"Mi accamperò all'aperto...e libererò la mia anima" così cantava Joni Mitchell nel 1969 in Woodstock. Poche parole capaci di descrivere ed evocare immagini ben precise senza aggiungere nulla di superfluo. Chris Robinson nell'anno del festival musicale che segnò una generazione e tutte quelle a venire, aveva solo due anni ma non è difficile immaginarselo sopra a quel palco, a piedi scalzi, con la lunga barba, gli occhi chiusi e le mani al cielo mentre canta d'amore e libera la sua anima, scuotendo il pubblico a fare ugualmente.
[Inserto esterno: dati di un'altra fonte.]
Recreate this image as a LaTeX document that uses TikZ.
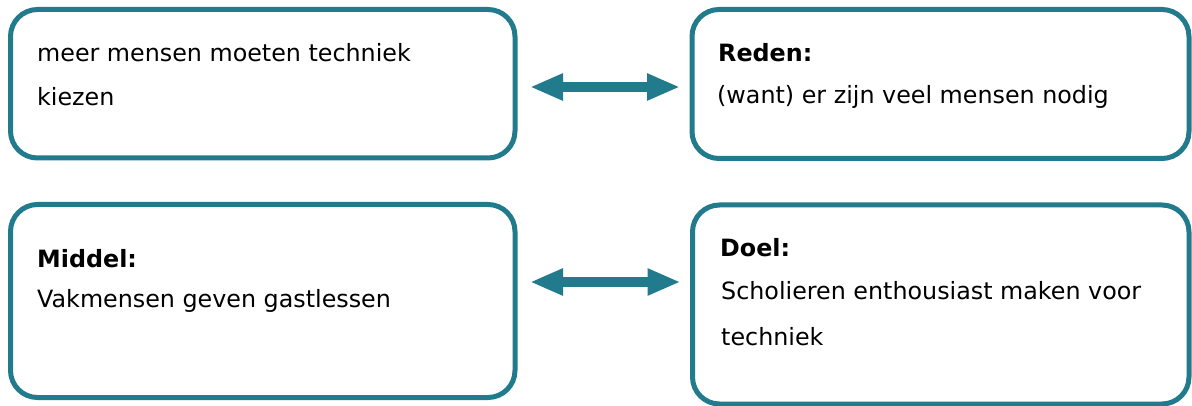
\documentclass[tikz,border=0pt]{standalone}
\usepackage{fontspec}
\setmainfont{DejaVu Sans}
\usetikzlibrary{arrows.meta}
\definecolor{teal1}{RGB}{34,123,141}
\tikzset{
  box/.style={draw=teal1, line width=5pt, rounded corners=27pt, inner sep=0pt, fill=white},
  txt/.style={anchor=base west, inner sep=0pt, font=\fontsize{23.8}{28}\selectfont, text=black},
  dblarrow/.style={draw=teal1, line width=10.5pt, {Triangle[length=33pt,width=25pt]}-{Triangle[length=33pt,width=25pt]}}
}
\begin{document}
\begin{tikzpicture}[x=1pt,y=-1pt]
\useasboundingbox (0,0) rectangle (1192,406);
\node[box, minimum width=504.5pt, minimum height=148.5pt] (tl) at (262.75,83.75) {};
\node[box, minimum width=497pt, minimum height=149pt] (tr) at (940.5,84) {};
\node[box, minimum width=504.5pt, minimum height=193pt] (bl) at (262.75,301) {};
\node[box, minimum width=496.5pt, minimum height=199pt] (br) at (940.75,304.5) {};
\node[txt] (t1) at (37,62) {meer mensen moeten techniek};
\node[txt] (t2) at (37,106) {kiezen};
\node[txt] (t3) at (718,62) {\bfseries Reden:};
\node[txt] (t4) at (717,104) {(want) er zijn veel mensen nodig};
\node[txt] (t5) at (37,268) {\bfseries Middel:};
\node[txt] (t6) at (37,307) {Vakmensen geven gastlessen};
\node[txt] (t7) at (720,257) {\bfseries Doel:};
\node[txt] (t8) at (721,300) {Scholieren enthousiast maken voor};
\node[txt] (t9) at (721,345) {techniek};
\draw[dblarrow, shorten <=12.5pt, shorten >=9.5pt] (tl.east |- 0,87) -- (tr.west |- 0,87);
\draw[dblarrow, shorten <=12.5pt, shorten >=9.5pt] (bl.east |- 0,282) -- (br.west |- 0,282);
\end{tikzpicture}
\end{document}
Più che con i suoi Black Crowes, però, riesco ad immaginarlo con la sua nuova creatura Chris Robinson Brotherhood, nata nel 2011 ancor prima di mettere i Black Crowes in standby, con già alcuni tour sul groppone ma solamente ora pronta per l'importante uscita discografica che sarà bissata molto presto (a Settembre dovrebbe già uscire il secondo capitolo).
Big Moon Ritual si scosta completamente dagli ultimi episodi roots/country della band madre splendidamente ripresi nell'ultimo ispiratissimo Before the frost...Until the Freeze e nella originale raccolta acustica Croweology, avvicinandosi maggiormente-non musicalmente-al mood aperto, live, free e psichedelico di un disco come Amorica (1994), smussandone gli angoli più spigolosi e black, il più difficile da digerire ma che forse fotografava più di tutti l'immaginario musicale che fece crescere i due fratelli Robinson, mostrando su disco la crescita di una band che partì con il successo di Hard to Handle di Otis Redding, dovette dividere il palco e giocare per qualche tempo con Metallica, Pantera e compagnia heavy (per chi ricorda il Monsters of rock 1991), per poi compiere il volo sopra alla musica americana diventando la più completa ed importante band rock uscita dagli anni novanta.
Big Moon Ritual è un flusso dilatato di sessanta minuti, diviso in sette canzoni ma che potrebbe benissimo essere un ciclo continuo, senza interruzioni o titoli. Chris Robinson libera la sua parte vocale più soul, quella meno esasperata senza l'ausilio delle chitarre spara riff del fratello Rich ma supportato da un Neal Casal mai così libero ed ispirato nel volare sopra alle canzoni. Chitarre fluide, leggere, rilassate, incontenibili che insieme alle tastiere e al moog di Adam MacDougall (tastierista degli ultimi Black Crowes) sono grandi protagoniste e giocano ad incastrarsi fin dai dodici minuti dell'apertura Tulsa Yesterday, fino ad arrivare alla finale e bucolica One Hundred Days Of Rain.
Lunghe jam session, nate per essere suonate live. Aperte distese lungo i campi assolati della Florida o le strade di una San Francisco anni settanta, dove puoi incontrare gli Allman Brothers e i Grateful Dead della svolta dolce e country in Rosalee, le tastiere prog/space e i momenti jazzati di Tomorrow Blues, i cori soul di Reflections On A Broken Mirror, la dolcezza di Beware, Oh Take Care, forse più di tutte, specchio di questa svolta romantica di Chris Robinson, votata ad un volume che non viene mai alzato a sproposito.
La fame di musica di Chris Robinson trova, dopo la prima pausa dei Black Crowes nel 2002 sostituita dal piglio cantautorale di New Earth Mud (2003), una seconda via condotta nuovamente lontano dal grande business discografico, ma lavorando di squadra -e di psichedelia- (completano la formazione il bassista Adam Dutton, e il batterista George Sluppick).
Musica per chi ha voglia di chiudere gli occhi e farsi cullare per la durata di un giro di orologio. Un piccolo sogno datato 2012. Come per i Black Crowes, il disco registrato ai Sunset Sound di Los Angeles sotto la produzione di Thom Monaham, esce per la sua etichetta personale Silver Arrow, il che accentua maggiormente il carattere ruspante e vero di un personaggio nato troppo tardi per alzare le mani sul cielo di Woodstock ma che con il suo talento libero ed incontaminato continua a fare tanto comodo al mondo musicale di oggi.